Judicial Redress for Survivors of Genocide and Mass Atrocity

The Promise Institute for Human Rights and Jewish World Watch took a deep dive into the judicial mechanisms supporting survivors of genocide and mass atrocities – how they help create a record of what happened, what types of relief they provide and what role survivors play in the respective processes. Drawing on the experiences of Theary Seng, activist, author and survivor of the Khmer Rouge massacres, and Tun Khin, leading Rohingya activist, this panel examined civil and criminal mechanisms for holding perpetrators of mass atrocities to account.

About the panelists:

Tun Khin is current President of Burmese Rohingya Organisation UK which has been a leading voice for Rohingya people around the world. Tun Khin has briefed officials on the continuing human rights violations committed against Rohingya populations at the US Congress and State Department, British Parliament, Swedish Parliament, European Union Parliament and Commission, the UN Indigenous Forum in NY and the UN Human Rights Council in Geneva. He wrote articles in British independent newspaper, Democratic Voice of Burma and Mizzima Burmese Medias. Tun Khin has been a featured speaker on Rohingya’s rights for the BBC, Sky, Al Jazeera, and many other outlets. He has also published opinion pieces in the Huffington Post, Democratic Voice of Burma and Mizzima Burmese Medias. Tun Khin received a leadership award from Refuges International, Washington DC in April 2015 for his work on the Rohingya issue.
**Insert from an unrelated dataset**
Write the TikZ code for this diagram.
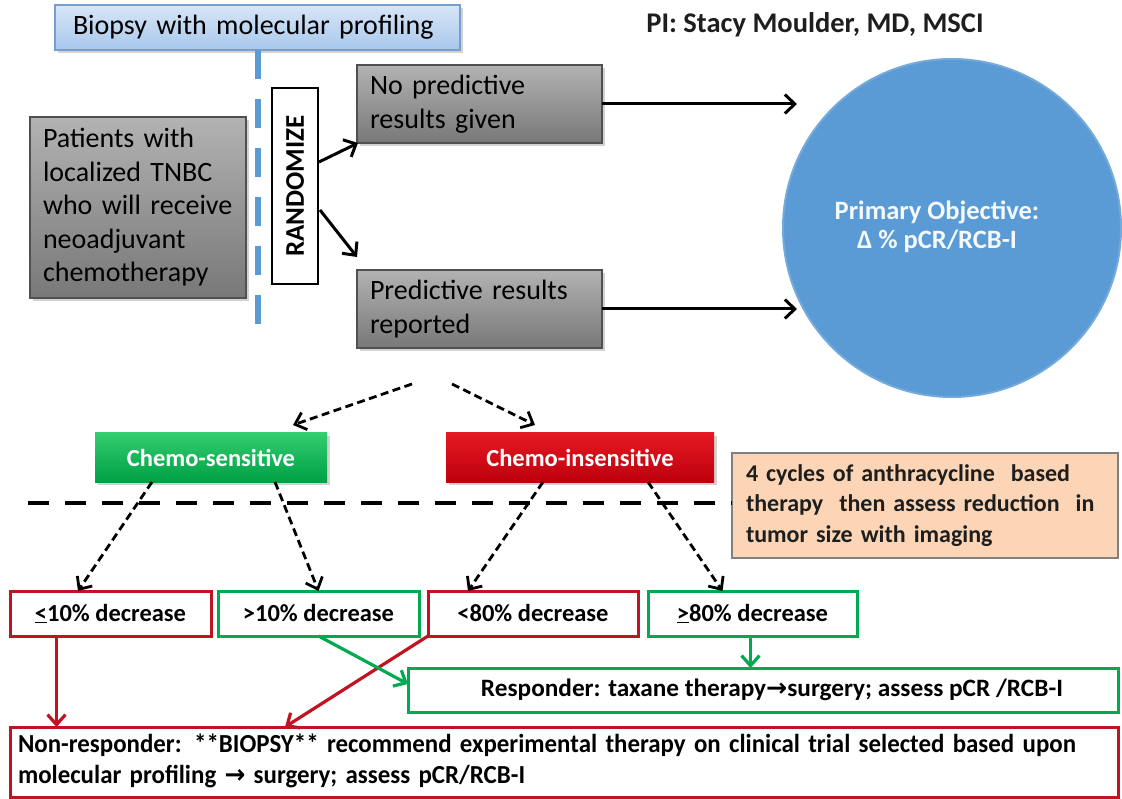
\documentclass[tikz,border=0pt]{standalone}
\usepackage{fontspec}
\setmainfont{Carlito}
\newfontfamily\arrowfont{DejaVu Sans}
\usetikzlibrary{arrows.meta,shadows,calc}
\definecolor{grayedge}{RGB}{80,80,80}
\definecolor{bluefillA}{RGB}{216,230,246}
\definecolor{bluefillB}{RGB}{168,199,236}
\definecolor{blueedge}{RGB}{120,158,205}
\definecolor{dashblue}{RGB}{91,155,213}
\definecolor{circblue}{RGB}{91,155,213}
\definecolor{myred}{RGB}{192,20,35}
\definecolor{mygreen}{RGB}{0,170,80}
\definecolor{peach}{RGB}{251,213,181}
\definecolor{greenA}{RGB}{50,205,110}
\definecolor{greenB}{RGB}{0,160,70}
\definecolor{redA}{RGB}{228,25,35}
\definecolor{redB}{RGB}{190,0,12}
\definecolor{darktext}{RGB}{30,30,30}
\begin{document}
\begin{tikzpicture}[x=1pt,y=-1pt,
  box/.style={anchor=north west, outer sep=0pt, inner ysep=0pt},
  shad/.style={drop shadow={shadow xshift=3pt,shadow yshift=-3pt,opacity=0.35}},
  graybox/.style={box, shad, draw=grayedge, line width=1.2pt, top color=black!30, bottom color=black!53,
    align=left, inner xsep=13pt, font=\fontsize{28}{33.5}\selectfont},
  bluebox/.style={box, shad, draw=blueedge, line width=1.5pt, top color=bluefillA, bottom color=bluefillB,
    align=left, inner xsep=18pt, text width=369pt, minimum height=45pt, font=\fontsize{28}{33}\selectfont},
  randbox/.style={draw=black, line width=2pt, fill=white, rotate=90, minimum width=196pt, minimum height=46pt,
    inner sep=0pt, font=\bfseries\fontsize{27}{32}\selectfont},
  chemobox/.style={box, shad, minimum height=49pt, text=white, font=\bfseries\fontsize{24.5}{28}\selectfont},
  decbox/.style={box, fill=white, line width=3pt, minimum height=45pt, inner xsep=0pt, font=\bfseries\fontsize{24.5}{28}\selectfont},
  arr/.style={line width=3pt, -{Straight Barb[length=10pt,width=19pt]}},
  dasharr/.style={line width=2.8pt, dash pattern=on 8pt off 4.5pt, -{Straight Barb[length=10pt,width=18pt]}},
  redarr/.style={myred, line width=3.2pt, -{Straight Barb[length=10pt,width=18pt]}},
  greenarr/.style={mygreen, line width=3.2pt, -{Straight Barb[length=10pt,width=18pt]}}
]
\useasboundingbox (0,0) rectangle (1122,799);
\fill[white] (0,0) rectangle (1122,799);

% top
\node[bluebox] (biopsy) at (55,5) {Biopsy with molecular profiling};
\node[font=\bfseries\fontsize{28.5}{33}\selectfont, text=darktext, anchor=base] (pi) at (815,33) {PI: Stacy Moulder, MD, MSCI};
\draw[dashblue, line width=6pt, dash pattern=on 29pt off 20pt] (biopsy.south) -- ++(0,280);

\node[graybox, text width=190pt, minimum height=181pt] (pat) at (30,117)
  {Patients with\\localized TNBC\\who will receive\\neoadjuvant\\chemotherapy};
\node[randbox] (rand) at (295,186) {RANDOMIZE};
\node[graybox, text width=219pt, minimum height=78pt] (nopred) at (357,65) {No predictive\\results given};
\node[graybox, text width=219pt, minimum height=78pt] (pred) at (357,270) {Predictive results\\reported};

\draw[arr] ([shift={(24pt,24pt)}]rand.center) -- ([xshift=1pt]nopred.south west);
\draw[arr] ([shift={(25pt,-24pt)}]rand.center) -- ([yshift=13pt]pred.north west);

\node[circle, fill=circblue, draw=circblue!85!white, line width=2pt, minimum size=338pt, inner sep=0pt] (obj) at (952,228) {};
\node[font=\bfseries\fontsize{26.5}{29}\selectfont, text=white!94!circblue, align=center] (objtxt) at (937,227)
  {Primary Objective:\\Δ \% pCR/RCB-I};

\draw[arr] (nopred.east) -- ++(195,0);
\draw[arr] (pred.east) -- ++(195,0);

% chemo boxes
\node[chemobox, top color=greenA, bottom color=greenB, minimum width=232pt] (cs) at (95,433) {Chemo-sensitive};
\node[chemobox, top color=redA, bottom color=redB, minimum width=268pt] (ci) at (446,433) {Chemo-insensitive};

\draw[dasharr] ([shift={(-67.5pt,-36pt)}]pred.south) -- ([shift={(82pt,8pt)}]cs.north);
\draw[dasharr] ([shift={(-27.5pt,-36pt)}]pred.south) -- ([shift={(-45pt,8pt)}]ci.north);

% note
\node[box, draw=black!50, line width=1.2pt, fill=peach, text width=358pt, minimum height=105pt, inner xsep=14pt,
  align=left, text=darktext, font=\bfseries\fontsize{24}{30.5}\selectfont] (note) at (732,453)
  {4 cycles of anthracycline\ \ based\\therapy\ \ then assess reduction\ \ in\\tumor size with imaging};
\coordinate (dl) at (28,503);
\draw[line width=4.5pt, dash pattern=on 21pt off 16pt] (dl) -- (dl -| note.west);

% decrease boxes
\node[decbox, draw=myred, minimum width=201pt] (le10) at (10,591) {\underline{<}10\% decrease};
\node[decbox, draw=mygreen, minimum width=201pt] (gt10) at (218,591) {>10\% decrease};
\node[decbox, draw=myred, minimum width=210pt] (lt80) at (428,591) {<80\% decrease};
\node[decbox, draw=mygreen, minimum width=209pt] (ge80) at (648,591) {\underline{>}80\% decrease};

\draw[dasharr] ([xshift=-59pt]cs.south) -- ([xshift=-32.5pt]le10.north);
\draw[dasharr] ([xshift=64pt]cs.south) -- (gt10.north);
\draw[dasharr] ([xshift=-37pt]ci.south) -- ([xshift=-65pt]lt80.north);
\draw[dasharr] ([xshift=68pt]ci.south) -- ([xshift=-30pt]ge80.north);

% outcome boxes
\node[box, draw=mygreen, line width=3pt, fill=white, minimum width=710pt, minimum height=44pt, inner xsep=0pt,
  font=\bfseries\fontsize{25}{28}\selectfont] (resp) at (408,668)
  {\hspace*{18pt}\resizebox{582pt}{\height}{Responder: taxane therapy{\arrowfont\bfseries →}surgery; assess pCR /RCB-I}};
\node[box, draw=myred, line width=3pt, fill=white, minimum width=1108pt, minimum height=70pt, inner xsep=8pt,
  text width=1092pt, align=left, font=\bfseries\fontsize{26}{31}\selectfont] (nonr) at (10,727)
  {\resizebox{1058pt}{\height}{\begin{tabular}{@{}l@{}}Non-responder: **BIOPSY** recommend experimental therapy on clinical trial selected based upon\\molecular profiling {\arrowfont\bfseries →} surgery; assess pCR/RCB-I\end{tabular}}};

\draw[redarr] ([xshift=-54pt]le10.south) -- ([xshift=-54pt]le10.south |- nonr.north);
\draw[redarr] (lt80.south west) -- ([xshift=-279pt]nonr.north);
\draw[greenarr] (gt10.south) -- ([yshift=6pt]resp.west);
\draw[greenarr] ([xshift=-2pt]ge80.south) -- ([xshift=-2pt]ge80.south |- resp.north);
\end{tikzpicture}
\end{document}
Theary C. Seng is the founding president of CIVICUS: Center for Cambodian Civic Education, a local Cambodian NGO. The admixture of her personal history, US education in law and politics, status as first-recognized civil party in international law, and broad platform as an outspoken civil society leader and opinion maker allows Theary to better engage the Cambodian public on issues of truth, justice and reconciliation. Theary was born in Phnom Penh, probably in January 1971. Under the Khmer Rouge, she lived in Svay Rieng province bordering Vietnam, where the killings were most intense and where she spent five months in Boeung Rei prison. The Khmer Rouge killed both her parents. She and her surviving family trekked across the border into Thailand in Nov. 1979 and emigrated to the U.S. one year later. Theary returned to Cambodia for the first time in 1995 and has since called it home again.

Cathy Sweetser is Deputy Director of the Promise Institute for Human Rights, and Director of the Human Rights Litigation Clinic at UCLA School of Law. Her primary research and teaching interests are international human rights law, global administrative law, and corporate and government accountability for international law and constitutional violations. She was previously a Partner and is currently of counsel at Schonbrun, Seplow, Harris, Hoffman & Zeldes LLP where she litigates cases concerning human rights and civil rights. In particular, she has litigated cases under the Alien Tort Statute and the Trafficking Victims Protection Act, and other matters concerning corporate accountability, police misconduct, conditions of detention, and international and constitutional law violations. Prior to joining SSHH LLP, she practiced at Altshuler Berzon LLP in San Francisco.

John Packer is Director of the Human Rights Research and Education Centre and Neuberger-Jesin Professor of International Conflict Resolution in the Faculty of Law at the University of Ottawa. He previously taught at the Fletcher School (Tufts University, USA) and the University of Essex (UK), held Fellowships at Cambridge and Harvard Universities, and has lectured at academic and professional institutions around the world. Over his 30-year career, he held positions in inter-governmental organisations for 20 years (UNHCR, ILO, OHCHR, OSCE, UNDPA) and has advised numerous governments, communities and other actors in over fifty countries. From 1994 to 2004, he was Senior Legal Adviser then the first Director of the Office of the OSCE High Commissioner on National Minorities. In 2012-2014, he was the Constitutions and Process Design Expert on the UN’s Standby Team of Mediation Experts. The focus of his research and practice is at the inter-section of human rights (including minority rights) and security, notably conflict prevention and quiet diplomacy, international mediation, transitional arrangements, and institutional developments at domestic and multilateral levels.